Imports increased 36 percent in 2014 and have continued to increase throughout most of 2015. More importantly, in some categories such as pipe and tubular products (which is the one category where the market declined due to the decline in oil and shale rig counts and exploration), imports accounted for 58 percent of the market in 2014 and imports in this sector increased another 50 percent in the first quarter of 2015. As a result, capacity utilization is now below 70 percent. Despite having invested in modern mills over the past 10 years, steel producers are being forced to layoff employees at facilities throughout the country or to impose wage cuts, which in some cases are as high as 30-40 percent.

While the U.S. Department of Commerce, in response to petitions filed by leading U.S. steel producers, recently opened AD and CVD investigations into whether imports of certain steel products from India, China, and other countries are causing material injury to the U.S. domestic steel industry and whether significant subsidies are being given to producers in these countries by their governments, market prices have not rebounded. Given that these are complicated, time-consuming proceedings estimated to take about a year to complete, it is unlikely that they will have any immediate impact on steel prices.

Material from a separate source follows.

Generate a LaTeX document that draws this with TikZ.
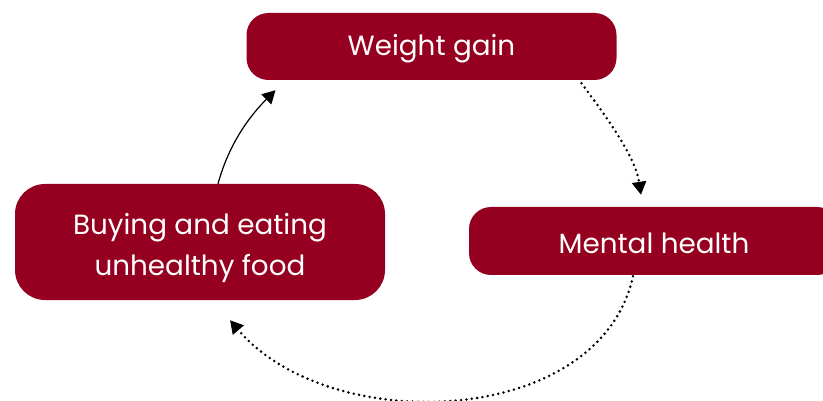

At the level of the mid-market steel service centers, where liquidity is less strong, the impact of the drop in prices will be more severe. Those who stocked inventory to meet customers’ spot buy needs are now selling at a loss to generate cash. This is true even where service centers have longer term contracts, as prices for steel, especially in the automotive industry are frequently indexed. Lenders, if they have not done so already, are likely to seek inventory write downs to market levels, which reduces cash flow further despite making future sales profitable.

The impact is even being felt in the valuation of steel processing equipment. While data is not yet available, anecdotal discussions with appraisers and auctioneers indicates that values have dropped precipitously since the start of the year in a manner reminiscent of the drop in the prices of equipment used in the automotive industry in 2008. This will even impact profitable mid-market service centers as they seek to refinance as loans mature, and will impact the recoveries of lenders to service centers that are unable to survive what looks to be a consolidation. 

Given that, according to the American Iron and Steel Institute, China now has more than 1 billion tons of steel making capacity (up from 200 million little more than 10 years ago), most of which is government owned and subsidized and sold at 25 percent below world prices, this industry crisis appears to be more than a short term problem. Especially when other countries, such as Russia, Brazil, South Korea, and others are reported to be doing the same thing – subsidizing their steel industries and dumping excess product on the U.S. market.